Monday, Nov. 09, 1942
In the Second November
November is a wintry month in Russia, and November is now upon the Germans. Gone are their "hundred days"--that period since July when, according to one view, the Germans had to win the war if they were ever to win it. Now they are sending skis and toboggans to the Caucasus foothills, where the soldiers already are knee-deep in snow.
Intermittently, but more often as the autumn dies, cold winds and rains beat the steppes around Stalingrad and drive the Luftwaffe from the sky. At Leningrad, where the northern nights are already longer than the days, Lake Ladoga will soon be freezing, and the Russians will be using sleds instead of boats to provision that besieged city. Between Leningrad and Moscow, the Germans report that the Red Army is assembling many men and weapons for an offensive, possibly after the November snows and frosts have hardened the land for winter war. Within a matter of weeks the conquered Don and the unconquered Volga will be frozen, and from Voronezh to Stalingrad Red soldiers will slash across the ice at the wintering Germans.
Their second November and their second winter in Russia will not be a happy time for the Germans. Whether it will be the winter of their doom, the Germans and the rest of the world will know when spring has come.
The Objectives. At the least, the Germans at the start of their summer campaign intended to: 1) cut the Volga; 2) seize Stalingrad; 3) occupy the northwestern Caucasus along the Black Sea; 4) penetrate the central and eastern Caucasus as far as the Grozny oilfields and probably the city of Ordzhonikidze, key to the best route through the mountains to Tiflis and Transcaucasian oil. They may also have planned to complete their conquest of the Black Sea by driving to Batum, to seize as well as isolate the Russians' Transcaucasian oil at Baku on the Caspian.
The Germans' summer campaign was a drive for places, for Russia's vital transportation lines, for materials equally vital to Russia and the Germans. The Germans did not attempt to "destroy the Red Army." They did not even attempt a complete, immediate military defeat of Russia as a nation. The utmost effect of the Germans' minimum aims would have been the eventual, but slow, disintegration of Russia and the Red Army.
The Accomplishments. The Germans crossed the Don and reached the Volga at one point above Stalingrad. But as yet they do not even claim to hold the Volga. Above Stalingrad the river still teems with Russian commerce. Cargo boats still pass Stalingrad at night with Caucasus oil. The Volga is still the Russians' channel for supplying the defenders.

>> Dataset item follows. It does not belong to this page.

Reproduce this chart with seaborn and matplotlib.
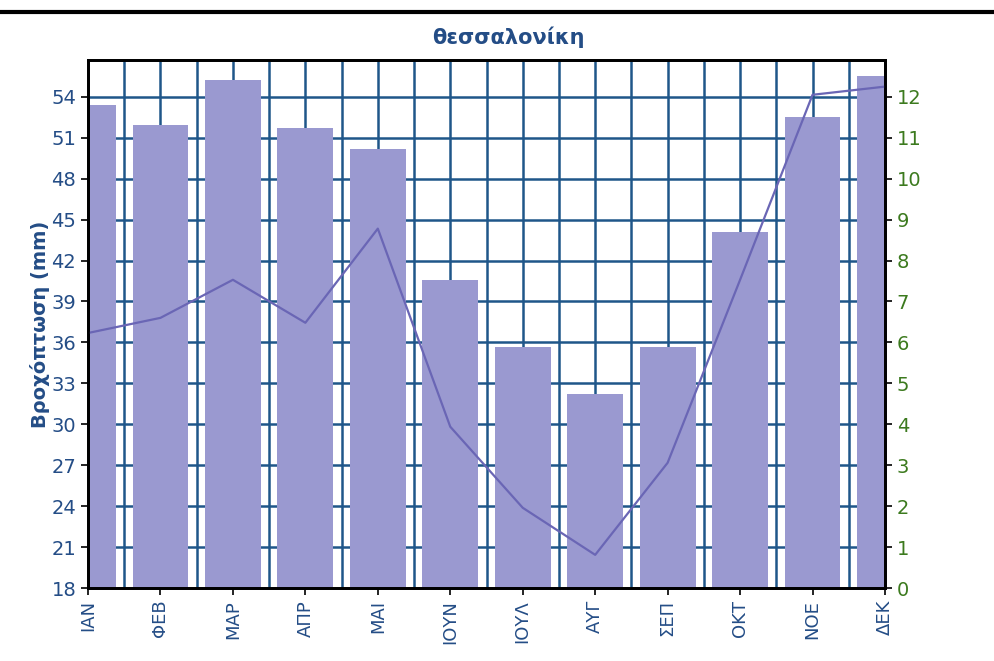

After early December, when the Volga freezes until late April, its transport value vanishes. But the Russians then will know how to sneak men and weapons across the ice, and Stalingrad will be like any other defended place on a plain--even if the Germans have taken it in the meantime, and have themselves become the defenders. Last week the Germans, advancing a few hundred yards into the city, had to confess that they lied when they said that they had captured the great Red October iron foundry last fortnight.
The Germans have attained their minimum objectives in the northwestern Caucasus. They hold Rostov, the naval base at Novorossisk, the Maikop oilfield 65 miles from the coast, the upper reaches of the Transcaucasian railway between Rostov and the Caspian. Last week they were fighting for Tuapse, a minor port on the Black Sea, 270 miles across winter-locked mountain passes from Batum.
Slowly and at great cost, the Germans have advanced in the central and eastern Caucasus to within 150 miles of Makhach-Kala on the Caspian, where the best shore route to Baku begins. They have the Malgobek oilfield near Mozdok, but they do not have the Grozny fields, although the Russians last week admitted that in that sector they were still retiring. The Germans also advanced past Nalchik toward Ordzhonikidze.
The Wounds. Russia has lost the coal and electric power of the Don Basin; she has lost the Ukraine's great feeding ground (see p. 36). Before the Don was lost, the Russians themselves said that it was second only to the Volga in national importance. If they have not been cut off from the oil, fish and ports-of-entry in the Caucasus, their access has been gravely impeded.
But none of these losses will count decisively on the battlefield unless the Red Army--and every other phase of Russia's military potential--has suffered as much as the Germans intended. That the Red Army still exists, and is still strong, the headlines announce every day. Is it strong enough to turn upon and defeat the sorely wounded German Armies? Its only important counteroffensives this year (at Voronezh and Orel, at Rzhev on the Moscow front) were failures. Marshal Semion Timoshenko's limited counteroffensive above Stalingrad in six weeks has failed to advance the Red troops the bare ten miles or so which they had to cover to relieve Stalingrad.
So far this year the demonstrated offensive power of the Red Army has been almost nil. One explanation may be that the Russians are deliberately conserving their real power for a better time, as they did in the weeks before the Germans reached Stalingrad's outskirts. If so, they have by choice passed up their opportunity to attack in full force on the central and northern fronts while the Wehrmacht's main strength is in the south. According to German reports, the Russians may be about to seize this opportunity. Until they do, only the Red Army's commanders will know whether they have saved more than they lost to the Germans this year.